GIVEN INFORMATION =
--------------------------------------------------
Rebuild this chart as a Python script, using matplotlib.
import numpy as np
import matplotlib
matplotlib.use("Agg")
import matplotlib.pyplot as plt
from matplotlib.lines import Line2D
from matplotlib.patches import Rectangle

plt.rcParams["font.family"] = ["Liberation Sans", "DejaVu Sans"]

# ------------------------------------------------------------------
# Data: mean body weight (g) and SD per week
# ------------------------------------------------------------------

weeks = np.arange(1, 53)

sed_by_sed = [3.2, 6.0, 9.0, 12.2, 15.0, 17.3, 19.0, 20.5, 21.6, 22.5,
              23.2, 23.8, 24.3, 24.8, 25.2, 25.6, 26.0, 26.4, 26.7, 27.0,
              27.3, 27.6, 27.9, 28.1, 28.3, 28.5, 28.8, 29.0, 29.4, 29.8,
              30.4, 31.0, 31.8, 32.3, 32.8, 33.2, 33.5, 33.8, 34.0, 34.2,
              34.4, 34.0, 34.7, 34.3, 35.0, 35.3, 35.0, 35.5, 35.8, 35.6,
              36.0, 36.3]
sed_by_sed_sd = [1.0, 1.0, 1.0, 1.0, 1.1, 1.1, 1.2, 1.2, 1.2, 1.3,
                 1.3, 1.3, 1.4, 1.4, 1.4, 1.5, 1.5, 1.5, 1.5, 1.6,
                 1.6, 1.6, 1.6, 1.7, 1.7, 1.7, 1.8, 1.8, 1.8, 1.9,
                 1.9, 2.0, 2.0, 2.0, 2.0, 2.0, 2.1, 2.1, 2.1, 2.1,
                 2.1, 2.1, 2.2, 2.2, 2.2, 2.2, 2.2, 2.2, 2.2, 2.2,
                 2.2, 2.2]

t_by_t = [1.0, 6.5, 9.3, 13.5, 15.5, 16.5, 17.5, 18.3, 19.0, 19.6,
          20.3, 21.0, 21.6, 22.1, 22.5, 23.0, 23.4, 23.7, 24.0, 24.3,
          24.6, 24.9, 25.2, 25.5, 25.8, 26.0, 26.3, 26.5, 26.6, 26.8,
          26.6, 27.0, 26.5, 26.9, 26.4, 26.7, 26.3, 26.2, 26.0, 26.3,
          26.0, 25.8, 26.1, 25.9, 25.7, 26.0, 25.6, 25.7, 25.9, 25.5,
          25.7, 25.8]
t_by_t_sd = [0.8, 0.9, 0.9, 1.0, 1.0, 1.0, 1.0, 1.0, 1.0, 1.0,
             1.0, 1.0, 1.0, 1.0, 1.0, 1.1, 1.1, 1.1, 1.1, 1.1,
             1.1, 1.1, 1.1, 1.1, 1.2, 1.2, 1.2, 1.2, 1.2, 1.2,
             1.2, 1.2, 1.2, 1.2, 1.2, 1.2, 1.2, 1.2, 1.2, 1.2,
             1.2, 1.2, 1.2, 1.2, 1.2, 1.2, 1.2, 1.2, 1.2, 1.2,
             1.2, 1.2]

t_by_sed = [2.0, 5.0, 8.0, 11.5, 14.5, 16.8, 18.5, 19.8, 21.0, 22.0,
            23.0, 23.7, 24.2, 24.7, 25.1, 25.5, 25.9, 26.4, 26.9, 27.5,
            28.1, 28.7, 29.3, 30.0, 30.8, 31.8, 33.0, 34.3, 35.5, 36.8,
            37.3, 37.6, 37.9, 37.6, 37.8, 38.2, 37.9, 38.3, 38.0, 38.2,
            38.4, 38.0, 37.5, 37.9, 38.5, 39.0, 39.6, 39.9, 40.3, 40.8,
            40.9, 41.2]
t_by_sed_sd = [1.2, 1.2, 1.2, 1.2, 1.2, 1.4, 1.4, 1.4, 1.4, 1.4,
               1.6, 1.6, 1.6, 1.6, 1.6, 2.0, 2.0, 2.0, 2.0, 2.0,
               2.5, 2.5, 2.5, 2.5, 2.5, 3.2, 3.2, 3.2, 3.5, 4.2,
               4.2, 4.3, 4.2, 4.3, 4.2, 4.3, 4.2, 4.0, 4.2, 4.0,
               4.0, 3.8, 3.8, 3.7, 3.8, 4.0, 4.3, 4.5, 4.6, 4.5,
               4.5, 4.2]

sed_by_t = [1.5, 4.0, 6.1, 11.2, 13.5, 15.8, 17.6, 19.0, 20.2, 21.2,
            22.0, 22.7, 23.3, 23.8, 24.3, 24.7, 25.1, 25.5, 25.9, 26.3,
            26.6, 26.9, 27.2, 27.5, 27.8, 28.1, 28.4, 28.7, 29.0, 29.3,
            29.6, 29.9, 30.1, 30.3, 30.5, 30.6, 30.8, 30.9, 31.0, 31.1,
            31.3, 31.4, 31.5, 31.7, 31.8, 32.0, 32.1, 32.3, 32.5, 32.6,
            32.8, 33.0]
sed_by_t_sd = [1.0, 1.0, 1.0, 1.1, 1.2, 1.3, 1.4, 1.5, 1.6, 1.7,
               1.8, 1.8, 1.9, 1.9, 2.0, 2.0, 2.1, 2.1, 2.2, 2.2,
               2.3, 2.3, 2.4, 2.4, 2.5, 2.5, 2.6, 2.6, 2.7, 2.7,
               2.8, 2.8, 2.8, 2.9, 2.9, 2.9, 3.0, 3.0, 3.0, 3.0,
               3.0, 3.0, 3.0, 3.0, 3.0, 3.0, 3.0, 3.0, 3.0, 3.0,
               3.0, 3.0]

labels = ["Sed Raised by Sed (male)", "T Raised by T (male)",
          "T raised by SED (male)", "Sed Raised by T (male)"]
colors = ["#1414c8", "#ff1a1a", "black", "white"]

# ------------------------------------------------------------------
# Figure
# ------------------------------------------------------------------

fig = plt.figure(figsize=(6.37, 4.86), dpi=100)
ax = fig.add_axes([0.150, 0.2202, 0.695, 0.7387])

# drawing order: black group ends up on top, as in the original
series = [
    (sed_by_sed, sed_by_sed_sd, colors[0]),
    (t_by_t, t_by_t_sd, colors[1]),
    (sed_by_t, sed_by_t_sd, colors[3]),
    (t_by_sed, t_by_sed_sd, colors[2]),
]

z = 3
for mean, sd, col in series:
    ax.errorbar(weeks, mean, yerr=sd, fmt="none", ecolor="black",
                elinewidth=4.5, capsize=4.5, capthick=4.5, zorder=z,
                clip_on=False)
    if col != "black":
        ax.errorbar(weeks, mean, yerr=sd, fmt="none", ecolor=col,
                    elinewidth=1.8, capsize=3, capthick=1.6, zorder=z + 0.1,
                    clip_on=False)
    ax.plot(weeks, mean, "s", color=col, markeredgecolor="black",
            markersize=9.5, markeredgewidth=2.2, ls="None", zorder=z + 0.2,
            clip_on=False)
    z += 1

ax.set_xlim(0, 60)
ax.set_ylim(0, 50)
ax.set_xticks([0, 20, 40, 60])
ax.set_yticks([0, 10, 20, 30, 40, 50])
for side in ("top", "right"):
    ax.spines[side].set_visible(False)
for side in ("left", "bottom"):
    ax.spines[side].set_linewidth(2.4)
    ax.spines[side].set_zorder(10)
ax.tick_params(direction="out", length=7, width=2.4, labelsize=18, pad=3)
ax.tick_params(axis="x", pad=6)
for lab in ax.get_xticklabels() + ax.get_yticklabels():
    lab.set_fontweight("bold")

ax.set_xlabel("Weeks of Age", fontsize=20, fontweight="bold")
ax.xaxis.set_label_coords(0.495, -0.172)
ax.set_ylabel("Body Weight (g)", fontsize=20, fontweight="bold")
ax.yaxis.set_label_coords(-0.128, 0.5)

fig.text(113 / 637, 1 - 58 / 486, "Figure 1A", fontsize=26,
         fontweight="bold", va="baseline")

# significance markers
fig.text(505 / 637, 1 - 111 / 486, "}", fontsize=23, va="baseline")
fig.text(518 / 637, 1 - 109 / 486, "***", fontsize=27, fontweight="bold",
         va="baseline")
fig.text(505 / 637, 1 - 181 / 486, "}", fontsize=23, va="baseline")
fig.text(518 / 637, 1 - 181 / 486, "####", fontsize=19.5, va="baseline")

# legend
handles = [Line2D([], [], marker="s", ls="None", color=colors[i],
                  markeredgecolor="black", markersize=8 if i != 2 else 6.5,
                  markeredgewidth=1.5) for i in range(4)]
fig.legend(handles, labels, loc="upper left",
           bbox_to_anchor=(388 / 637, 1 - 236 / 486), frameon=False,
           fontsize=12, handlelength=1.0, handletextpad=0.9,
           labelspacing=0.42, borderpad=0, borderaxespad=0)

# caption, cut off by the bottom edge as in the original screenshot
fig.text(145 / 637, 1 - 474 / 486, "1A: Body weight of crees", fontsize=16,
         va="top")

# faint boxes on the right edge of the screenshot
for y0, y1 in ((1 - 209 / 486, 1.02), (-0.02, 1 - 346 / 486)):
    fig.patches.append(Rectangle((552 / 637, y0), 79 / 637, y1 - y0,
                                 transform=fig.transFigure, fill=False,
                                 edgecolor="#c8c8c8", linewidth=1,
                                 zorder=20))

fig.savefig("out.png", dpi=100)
--------------------------------------------------
PROBLEM DETAILS = Restate, word for word and with nothing added, the lines from the first line of the listing through the one where "weeks = np.arange(1, 53)" stands.

THE ANSWER =
Rebuild this chart as a Python script, using matplotlib.
import numpy as np
import matplotlib
matplotlib.use("Agg")
import matplotlib.pyplot as plt
from matplotlib.lines import Line2D
from matplotlib.patches import Rectangle

plt.rcParams["font.family"] = ["Liberation Sans", "DejaVu Sans"]

# ------------------------------------------------------------------
# Data: mean body weight (g) and SD per week
# ------------------------------------------------------------------

weeks = np.arange(1, 53)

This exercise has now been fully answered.